**PROBLEM DESCRIPTION:**
Below this line are records; write out exactly the lines from the one containing "Rebuild this diagram" through the one containing "minimum width=813pt, minimum", with the pictures left out.

>> BEGIN

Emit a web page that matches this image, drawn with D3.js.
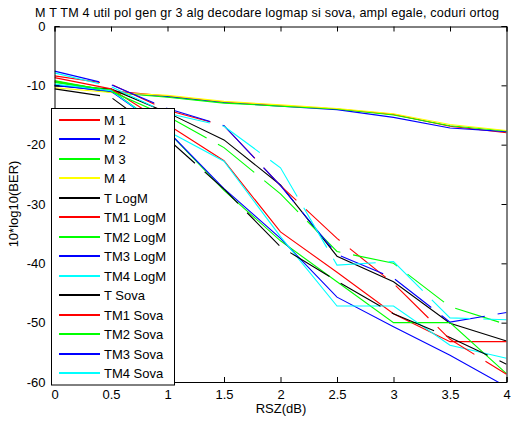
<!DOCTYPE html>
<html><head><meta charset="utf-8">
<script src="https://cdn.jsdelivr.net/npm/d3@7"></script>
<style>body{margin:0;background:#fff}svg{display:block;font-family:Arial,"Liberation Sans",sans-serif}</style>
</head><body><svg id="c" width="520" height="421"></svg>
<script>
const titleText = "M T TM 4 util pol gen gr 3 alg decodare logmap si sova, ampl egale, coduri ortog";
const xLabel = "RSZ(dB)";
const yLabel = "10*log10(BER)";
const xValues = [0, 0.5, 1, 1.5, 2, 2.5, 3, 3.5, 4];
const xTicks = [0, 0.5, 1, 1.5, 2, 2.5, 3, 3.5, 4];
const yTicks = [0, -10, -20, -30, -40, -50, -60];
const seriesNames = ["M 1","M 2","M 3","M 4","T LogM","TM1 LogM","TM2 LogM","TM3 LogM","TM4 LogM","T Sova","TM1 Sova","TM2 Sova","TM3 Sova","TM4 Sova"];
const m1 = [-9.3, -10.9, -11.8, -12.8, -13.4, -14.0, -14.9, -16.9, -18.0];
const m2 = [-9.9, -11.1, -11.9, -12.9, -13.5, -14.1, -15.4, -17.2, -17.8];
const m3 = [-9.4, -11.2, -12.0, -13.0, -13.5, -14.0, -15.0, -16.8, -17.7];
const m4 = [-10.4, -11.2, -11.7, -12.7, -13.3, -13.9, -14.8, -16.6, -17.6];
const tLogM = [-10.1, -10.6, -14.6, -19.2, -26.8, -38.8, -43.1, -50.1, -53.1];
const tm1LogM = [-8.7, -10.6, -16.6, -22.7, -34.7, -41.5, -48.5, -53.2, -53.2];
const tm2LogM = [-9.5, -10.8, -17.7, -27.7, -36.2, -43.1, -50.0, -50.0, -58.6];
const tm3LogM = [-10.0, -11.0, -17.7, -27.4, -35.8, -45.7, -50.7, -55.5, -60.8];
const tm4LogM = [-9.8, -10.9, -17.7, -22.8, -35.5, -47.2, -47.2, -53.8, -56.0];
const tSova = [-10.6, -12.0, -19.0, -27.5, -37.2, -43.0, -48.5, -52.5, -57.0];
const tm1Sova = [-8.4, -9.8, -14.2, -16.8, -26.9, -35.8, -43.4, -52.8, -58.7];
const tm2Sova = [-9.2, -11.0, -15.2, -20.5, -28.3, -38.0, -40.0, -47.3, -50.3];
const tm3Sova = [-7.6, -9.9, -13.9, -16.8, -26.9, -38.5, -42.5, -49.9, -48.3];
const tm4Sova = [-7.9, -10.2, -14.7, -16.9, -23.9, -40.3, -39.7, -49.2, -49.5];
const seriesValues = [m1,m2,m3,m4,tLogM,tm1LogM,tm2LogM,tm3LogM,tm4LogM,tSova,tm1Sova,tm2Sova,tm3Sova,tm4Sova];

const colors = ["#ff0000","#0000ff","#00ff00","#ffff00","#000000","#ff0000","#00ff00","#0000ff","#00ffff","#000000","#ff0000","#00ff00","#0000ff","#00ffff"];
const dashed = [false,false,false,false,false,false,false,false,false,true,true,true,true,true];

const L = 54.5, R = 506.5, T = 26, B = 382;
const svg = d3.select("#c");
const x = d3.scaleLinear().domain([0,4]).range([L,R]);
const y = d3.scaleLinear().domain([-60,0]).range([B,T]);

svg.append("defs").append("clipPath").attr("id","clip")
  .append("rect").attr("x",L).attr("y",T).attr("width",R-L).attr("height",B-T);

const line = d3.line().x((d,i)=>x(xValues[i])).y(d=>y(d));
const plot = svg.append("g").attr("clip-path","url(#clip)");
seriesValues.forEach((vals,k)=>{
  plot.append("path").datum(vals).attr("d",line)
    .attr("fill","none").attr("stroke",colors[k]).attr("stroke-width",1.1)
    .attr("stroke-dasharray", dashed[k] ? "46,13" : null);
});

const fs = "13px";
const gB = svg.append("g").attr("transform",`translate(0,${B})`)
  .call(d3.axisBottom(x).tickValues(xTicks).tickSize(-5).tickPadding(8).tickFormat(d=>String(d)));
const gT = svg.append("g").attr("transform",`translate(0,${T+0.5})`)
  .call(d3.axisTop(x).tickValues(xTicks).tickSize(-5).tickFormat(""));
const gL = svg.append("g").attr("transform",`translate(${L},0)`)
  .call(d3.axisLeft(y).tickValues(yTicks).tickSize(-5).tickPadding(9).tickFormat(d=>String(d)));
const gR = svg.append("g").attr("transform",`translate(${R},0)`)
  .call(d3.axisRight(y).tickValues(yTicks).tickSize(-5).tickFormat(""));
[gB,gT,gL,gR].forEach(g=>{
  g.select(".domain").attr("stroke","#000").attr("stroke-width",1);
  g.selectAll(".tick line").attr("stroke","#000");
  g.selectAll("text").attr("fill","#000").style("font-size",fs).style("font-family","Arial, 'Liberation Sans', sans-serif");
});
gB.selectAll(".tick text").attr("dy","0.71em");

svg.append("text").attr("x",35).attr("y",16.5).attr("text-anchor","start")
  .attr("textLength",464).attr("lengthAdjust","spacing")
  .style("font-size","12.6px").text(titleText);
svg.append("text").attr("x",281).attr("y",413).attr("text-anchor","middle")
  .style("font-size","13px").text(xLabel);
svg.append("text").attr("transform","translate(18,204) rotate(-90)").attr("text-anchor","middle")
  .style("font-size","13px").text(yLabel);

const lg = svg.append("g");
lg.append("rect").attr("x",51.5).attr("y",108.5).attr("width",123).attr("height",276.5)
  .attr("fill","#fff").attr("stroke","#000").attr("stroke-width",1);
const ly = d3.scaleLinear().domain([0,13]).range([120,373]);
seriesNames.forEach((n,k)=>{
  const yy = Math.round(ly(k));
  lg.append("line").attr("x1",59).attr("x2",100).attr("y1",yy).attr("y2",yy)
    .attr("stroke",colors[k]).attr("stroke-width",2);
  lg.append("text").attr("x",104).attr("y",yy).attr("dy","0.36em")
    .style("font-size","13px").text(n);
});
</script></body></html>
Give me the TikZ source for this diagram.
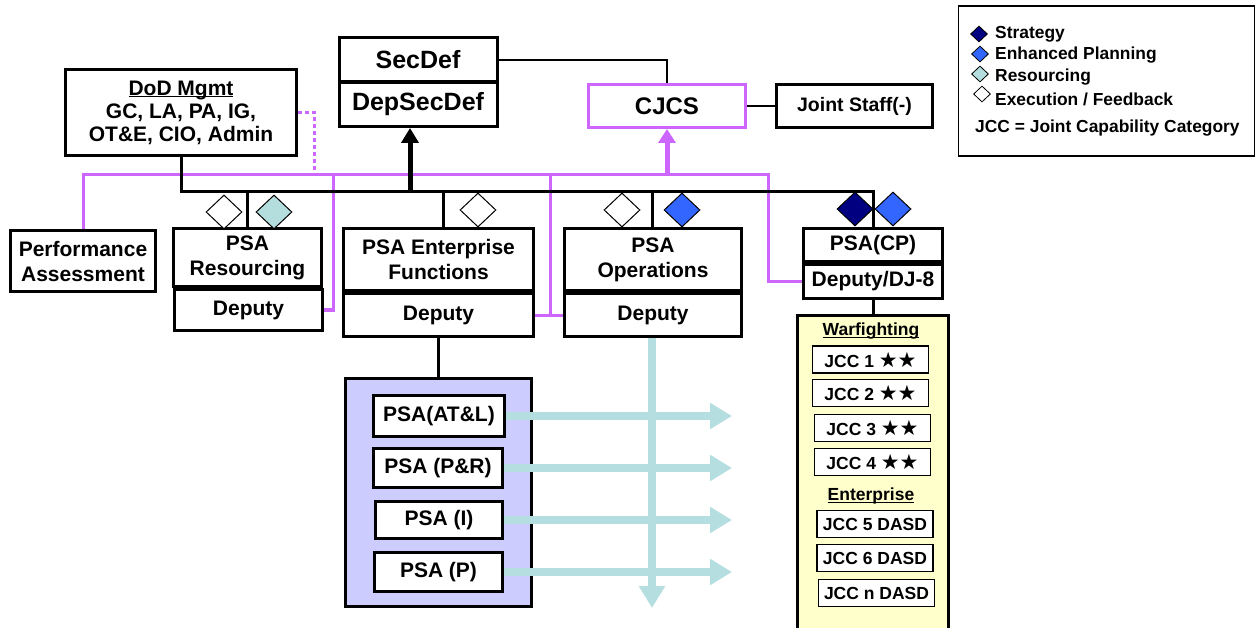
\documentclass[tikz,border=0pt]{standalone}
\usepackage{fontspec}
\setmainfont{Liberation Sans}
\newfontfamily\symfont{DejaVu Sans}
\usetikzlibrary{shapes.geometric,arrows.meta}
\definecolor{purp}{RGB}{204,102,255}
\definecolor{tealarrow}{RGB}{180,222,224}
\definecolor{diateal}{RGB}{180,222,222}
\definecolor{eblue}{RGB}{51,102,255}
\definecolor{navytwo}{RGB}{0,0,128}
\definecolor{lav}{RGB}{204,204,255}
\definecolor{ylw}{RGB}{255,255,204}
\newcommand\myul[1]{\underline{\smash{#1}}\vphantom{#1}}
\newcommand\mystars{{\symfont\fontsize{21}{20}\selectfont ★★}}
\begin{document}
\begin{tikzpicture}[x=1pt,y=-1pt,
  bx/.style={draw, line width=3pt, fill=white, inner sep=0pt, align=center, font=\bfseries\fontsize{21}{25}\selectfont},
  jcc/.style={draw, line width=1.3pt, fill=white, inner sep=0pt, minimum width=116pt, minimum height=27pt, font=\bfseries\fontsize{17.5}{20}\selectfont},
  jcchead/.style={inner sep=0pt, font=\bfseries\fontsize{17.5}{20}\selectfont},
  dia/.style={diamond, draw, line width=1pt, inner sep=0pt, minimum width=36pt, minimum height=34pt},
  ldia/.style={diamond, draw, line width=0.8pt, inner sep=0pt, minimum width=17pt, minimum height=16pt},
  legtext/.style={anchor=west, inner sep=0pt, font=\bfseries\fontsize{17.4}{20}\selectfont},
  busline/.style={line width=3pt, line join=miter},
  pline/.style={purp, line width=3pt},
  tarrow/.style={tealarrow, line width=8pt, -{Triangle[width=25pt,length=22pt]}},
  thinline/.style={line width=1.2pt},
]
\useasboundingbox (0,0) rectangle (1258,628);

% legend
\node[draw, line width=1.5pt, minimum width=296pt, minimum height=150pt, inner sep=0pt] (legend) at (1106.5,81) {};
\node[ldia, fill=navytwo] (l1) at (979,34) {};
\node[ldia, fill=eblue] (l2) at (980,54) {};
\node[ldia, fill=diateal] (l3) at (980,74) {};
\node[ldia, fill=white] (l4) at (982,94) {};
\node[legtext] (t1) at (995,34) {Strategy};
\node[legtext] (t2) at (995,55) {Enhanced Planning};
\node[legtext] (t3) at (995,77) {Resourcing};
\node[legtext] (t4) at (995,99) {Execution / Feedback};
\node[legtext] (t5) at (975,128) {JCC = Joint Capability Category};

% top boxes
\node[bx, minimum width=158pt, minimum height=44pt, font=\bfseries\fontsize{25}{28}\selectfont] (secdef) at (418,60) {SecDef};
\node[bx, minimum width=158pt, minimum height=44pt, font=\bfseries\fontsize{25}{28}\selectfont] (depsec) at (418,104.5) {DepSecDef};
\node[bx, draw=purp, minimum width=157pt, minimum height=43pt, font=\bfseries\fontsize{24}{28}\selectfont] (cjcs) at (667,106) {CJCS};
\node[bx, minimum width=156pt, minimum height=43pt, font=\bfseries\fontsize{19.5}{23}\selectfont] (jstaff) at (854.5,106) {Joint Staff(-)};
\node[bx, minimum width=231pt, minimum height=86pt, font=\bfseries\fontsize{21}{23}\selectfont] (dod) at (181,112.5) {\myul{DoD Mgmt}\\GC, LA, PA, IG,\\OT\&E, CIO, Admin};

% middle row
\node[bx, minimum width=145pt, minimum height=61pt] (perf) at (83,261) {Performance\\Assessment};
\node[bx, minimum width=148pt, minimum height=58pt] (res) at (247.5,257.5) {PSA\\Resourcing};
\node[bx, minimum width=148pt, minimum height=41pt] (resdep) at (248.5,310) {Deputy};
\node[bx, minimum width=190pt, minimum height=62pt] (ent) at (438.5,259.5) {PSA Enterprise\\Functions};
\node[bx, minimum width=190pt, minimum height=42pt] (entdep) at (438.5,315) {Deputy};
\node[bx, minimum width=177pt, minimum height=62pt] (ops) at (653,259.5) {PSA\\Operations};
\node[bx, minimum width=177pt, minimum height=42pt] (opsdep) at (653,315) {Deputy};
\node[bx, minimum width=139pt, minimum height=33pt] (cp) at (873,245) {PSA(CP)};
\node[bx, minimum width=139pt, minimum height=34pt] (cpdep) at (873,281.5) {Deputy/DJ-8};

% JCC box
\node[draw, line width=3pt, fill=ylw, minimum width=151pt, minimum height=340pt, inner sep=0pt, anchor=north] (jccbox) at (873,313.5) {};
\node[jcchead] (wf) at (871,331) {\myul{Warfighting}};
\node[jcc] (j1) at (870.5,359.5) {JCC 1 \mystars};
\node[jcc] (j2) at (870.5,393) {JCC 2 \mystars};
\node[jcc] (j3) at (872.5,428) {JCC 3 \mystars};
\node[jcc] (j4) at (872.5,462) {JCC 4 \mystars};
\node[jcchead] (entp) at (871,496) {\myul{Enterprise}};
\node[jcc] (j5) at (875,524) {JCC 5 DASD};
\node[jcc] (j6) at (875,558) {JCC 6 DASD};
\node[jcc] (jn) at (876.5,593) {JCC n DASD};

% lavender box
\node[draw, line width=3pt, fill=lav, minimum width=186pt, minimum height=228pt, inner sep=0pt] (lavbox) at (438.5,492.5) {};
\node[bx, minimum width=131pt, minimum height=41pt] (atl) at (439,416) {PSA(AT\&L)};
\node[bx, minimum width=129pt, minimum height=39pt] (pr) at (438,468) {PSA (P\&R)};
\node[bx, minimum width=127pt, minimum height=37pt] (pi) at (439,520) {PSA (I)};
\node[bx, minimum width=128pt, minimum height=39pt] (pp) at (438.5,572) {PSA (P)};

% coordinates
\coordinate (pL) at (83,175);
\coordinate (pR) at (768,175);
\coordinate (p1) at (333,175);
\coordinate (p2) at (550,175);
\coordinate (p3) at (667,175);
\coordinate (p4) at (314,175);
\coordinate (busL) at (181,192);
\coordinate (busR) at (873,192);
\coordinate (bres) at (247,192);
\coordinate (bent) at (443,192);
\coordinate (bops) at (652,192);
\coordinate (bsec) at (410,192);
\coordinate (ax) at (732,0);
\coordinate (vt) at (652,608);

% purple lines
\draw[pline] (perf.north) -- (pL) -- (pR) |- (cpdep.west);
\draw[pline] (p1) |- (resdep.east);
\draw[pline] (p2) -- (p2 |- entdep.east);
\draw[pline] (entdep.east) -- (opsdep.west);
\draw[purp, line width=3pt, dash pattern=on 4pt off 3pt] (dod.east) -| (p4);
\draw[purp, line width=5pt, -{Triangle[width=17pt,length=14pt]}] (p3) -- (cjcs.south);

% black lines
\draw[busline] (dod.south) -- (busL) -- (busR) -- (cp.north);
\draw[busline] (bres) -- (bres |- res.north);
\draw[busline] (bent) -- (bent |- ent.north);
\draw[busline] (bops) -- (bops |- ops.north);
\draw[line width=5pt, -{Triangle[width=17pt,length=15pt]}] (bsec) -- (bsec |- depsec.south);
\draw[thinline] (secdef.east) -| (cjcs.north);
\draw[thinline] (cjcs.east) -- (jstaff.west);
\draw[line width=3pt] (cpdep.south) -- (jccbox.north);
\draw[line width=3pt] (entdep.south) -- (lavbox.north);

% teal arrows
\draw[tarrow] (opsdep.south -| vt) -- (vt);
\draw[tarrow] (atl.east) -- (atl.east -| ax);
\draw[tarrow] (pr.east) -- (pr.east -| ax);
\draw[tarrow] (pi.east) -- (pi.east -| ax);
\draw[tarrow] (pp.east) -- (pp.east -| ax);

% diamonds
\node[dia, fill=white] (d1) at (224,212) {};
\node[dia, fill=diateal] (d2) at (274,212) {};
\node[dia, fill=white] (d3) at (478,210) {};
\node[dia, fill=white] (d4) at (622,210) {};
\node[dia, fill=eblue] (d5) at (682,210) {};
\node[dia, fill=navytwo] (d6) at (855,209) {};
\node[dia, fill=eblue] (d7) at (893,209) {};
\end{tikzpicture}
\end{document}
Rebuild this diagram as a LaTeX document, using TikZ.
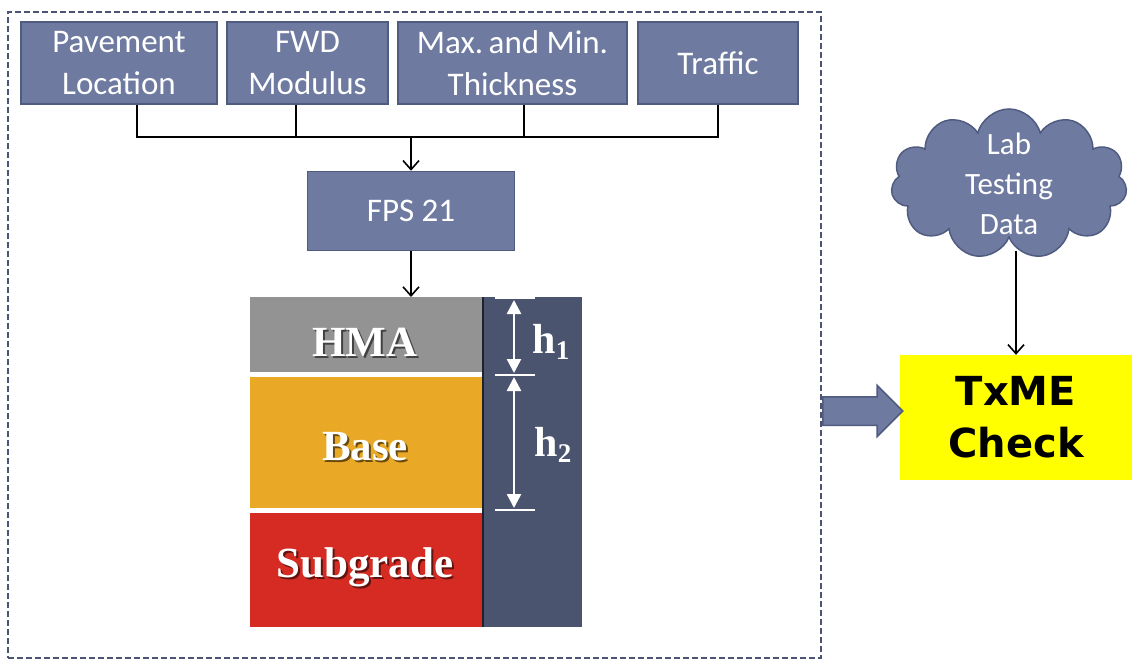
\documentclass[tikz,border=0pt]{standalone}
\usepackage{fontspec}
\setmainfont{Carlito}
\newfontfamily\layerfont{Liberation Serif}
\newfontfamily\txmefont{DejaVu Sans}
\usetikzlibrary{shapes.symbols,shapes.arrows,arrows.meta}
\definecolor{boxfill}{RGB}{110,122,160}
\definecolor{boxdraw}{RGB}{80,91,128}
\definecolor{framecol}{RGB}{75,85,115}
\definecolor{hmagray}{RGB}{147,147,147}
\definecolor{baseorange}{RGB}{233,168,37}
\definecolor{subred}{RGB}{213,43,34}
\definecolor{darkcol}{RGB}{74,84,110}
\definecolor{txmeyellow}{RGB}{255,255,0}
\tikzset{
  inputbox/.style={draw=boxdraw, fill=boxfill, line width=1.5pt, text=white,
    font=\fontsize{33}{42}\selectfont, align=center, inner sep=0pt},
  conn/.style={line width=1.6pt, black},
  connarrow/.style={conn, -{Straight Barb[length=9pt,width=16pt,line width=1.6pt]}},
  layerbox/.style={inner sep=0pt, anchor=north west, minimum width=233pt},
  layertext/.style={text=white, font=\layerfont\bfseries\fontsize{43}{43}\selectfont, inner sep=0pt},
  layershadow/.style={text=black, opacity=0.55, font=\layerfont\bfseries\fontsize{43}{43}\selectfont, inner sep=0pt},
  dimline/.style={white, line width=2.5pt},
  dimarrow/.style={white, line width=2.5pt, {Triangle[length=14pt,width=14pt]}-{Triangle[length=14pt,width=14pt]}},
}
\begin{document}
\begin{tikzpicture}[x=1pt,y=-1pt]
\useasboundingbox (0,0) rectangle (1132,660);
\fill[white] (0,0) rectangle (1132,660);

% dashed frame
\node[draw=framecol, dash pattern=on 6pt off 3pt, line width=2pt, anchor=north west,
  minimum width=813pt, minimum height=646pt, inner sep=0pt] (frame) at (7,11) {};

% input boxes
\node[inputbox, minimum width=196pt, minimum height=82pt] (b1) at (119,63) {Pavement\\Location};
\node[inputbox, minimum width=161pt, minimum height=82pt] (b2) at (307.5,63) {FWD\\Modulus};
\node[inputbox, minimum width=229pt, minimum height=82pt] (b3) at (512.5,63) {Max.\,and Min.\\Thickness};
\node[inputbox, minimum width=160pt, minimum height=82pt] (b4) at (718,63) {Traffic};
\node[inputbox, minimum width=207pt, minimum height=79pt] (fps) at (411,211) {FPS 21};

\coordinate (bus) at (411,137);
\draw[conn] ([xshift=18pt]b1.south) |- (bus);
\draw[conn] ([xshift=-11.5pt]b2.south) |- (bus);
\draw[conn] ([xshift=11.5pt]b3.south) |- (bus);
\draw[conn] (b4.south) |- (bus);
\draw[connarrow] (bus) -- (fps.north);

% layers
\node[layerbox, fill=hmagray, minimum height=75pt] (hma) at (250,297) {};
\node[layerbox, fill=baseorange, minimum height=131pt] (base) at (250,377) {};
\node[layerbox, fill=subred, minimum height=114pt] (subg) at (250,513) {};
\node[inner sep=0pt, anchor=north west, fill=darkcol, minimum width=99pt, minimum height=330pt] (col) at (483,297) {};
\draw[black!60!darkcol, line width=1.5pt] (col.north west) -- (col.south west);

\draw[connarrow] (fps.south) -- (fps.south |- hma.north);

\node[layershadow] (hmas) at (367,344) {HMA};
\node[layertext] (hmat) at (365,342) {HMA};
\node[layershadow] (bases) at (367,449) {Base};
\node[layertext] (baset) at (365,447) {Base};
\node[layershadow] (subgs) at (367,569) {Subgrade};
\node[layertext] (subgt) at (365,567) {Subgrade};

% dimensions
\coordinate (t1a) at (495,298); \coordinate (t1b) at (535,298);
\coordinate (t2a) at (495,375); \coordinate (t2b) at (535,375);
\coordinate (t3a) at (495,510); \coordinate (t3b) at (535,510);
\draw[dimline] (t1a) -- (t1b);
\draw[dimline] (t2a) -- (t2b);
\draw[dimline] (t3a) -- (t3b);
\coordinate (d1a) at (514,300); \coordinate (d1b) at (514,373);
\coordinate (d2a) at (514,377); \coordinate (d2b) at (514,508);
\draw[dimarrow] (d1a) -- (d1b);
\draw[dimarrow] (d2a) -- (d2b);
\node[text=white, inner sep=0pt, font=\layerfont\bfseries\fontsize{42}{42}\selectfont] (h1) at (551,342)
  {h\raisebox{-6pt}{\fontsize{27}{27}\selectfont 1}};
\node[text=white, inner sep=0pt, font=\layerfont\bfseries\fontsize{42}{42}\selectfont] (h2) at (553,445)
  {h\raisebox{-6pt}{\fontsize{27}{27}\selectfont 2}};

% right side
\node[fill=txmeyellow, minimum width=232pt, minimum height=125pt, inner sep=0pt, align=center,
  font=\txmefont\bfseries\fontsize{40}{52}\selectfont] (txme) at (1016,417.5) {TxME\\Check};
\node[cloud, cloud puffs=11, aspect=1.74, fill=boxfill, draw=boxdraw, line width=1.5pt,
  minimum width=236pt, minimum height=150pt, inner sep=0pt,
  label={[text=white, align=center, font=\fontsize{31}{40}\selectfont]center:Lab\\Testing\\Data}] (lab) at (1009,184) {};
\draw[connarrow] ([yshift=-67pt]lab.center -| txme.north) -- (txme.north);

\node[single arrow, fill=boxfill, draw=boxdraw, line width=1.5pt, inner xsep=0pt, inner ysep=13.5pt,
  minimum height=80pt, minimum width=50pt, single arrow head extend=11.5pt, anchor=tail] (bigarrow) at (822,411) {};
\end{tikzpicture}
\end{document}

>> END

**SOLUTION FOR THIS TASK:**
Rebuild this diagram as a LaTeX document, using TikZ.
\documentclass[tikz,border=0pt]{standalone}
\usepackage{fontspec}
\setmainfont{Carlito}
\newfontfamily\layerfont{Liberation Serif}
\newfontfamily\txmefont{DejaVu Sans}
\usetikzlibrary{shapes.symbols,shapes.arrows,arrows.meta}
\definecolor{boxfill}{RGB}{110,122,160}
\definecolor{boxdraw}{RGB}{80,91,128}
\definecolor{framecol}{RGB}{75,85,115}
\definecolor{hmagray}{RGB}{147,147,147}
\definecolor{baseorange}{RGB}{233,168,37}
\definecolor{subred}{RGB}{213,43,34}
\definecolor{darkcol}{RGB}{74,84,110}
\definecolor{txmeyellow}{RGB}{255,255,0}
\tikzset{
  inputbox/.style={draw=boxdraw, fill=boxfill, line width=1.5pt, text=white,
    font=\fontsize{33}{42}\selectfont, align=center, inner sep=0pt},
  conn/.style={line width=1.6pt, black},
  connarrow/.style={conn, -{Straight Barb[length=9pt,width=16pt,line width=1.6pt]}},
  layerbox/.style={inner sep=0pt, anchor=north west, minimum width=233pt},
  layertext/.style={text=white, font=\layerfont\bfseries\fontsize{43}{43}\selectfont, inner sep=0pt},
  layershadow/.style={text=black, opacity=0.55, font=\layerfont\bfseries\fontsize{43}{43}\selectfont, inner sep=0pt},
  dimline/.style={white, line width=2.5pt},
  dimarrow/.style={white, line width=2.5pt, {Triangle[length=14pt,width=14pt]}-{Triangle[length=14pt,width=14pt]}},
}
\begin{document}
\begin{tikzpicture}[x=1pt,y=-1pt]
\useasboundingbox (0,0) rectangle (1132,660);
\fill[white] (0,0) rectangle (1132,660);

% dashed frame
\node[draw=framecol, dash pattern=on 6pt off 3pt, line width=2pt, anchor=north west,
  minimum width=813pt, minimum height=646pt, inner sep=0pt] (frame) at (7,11) {};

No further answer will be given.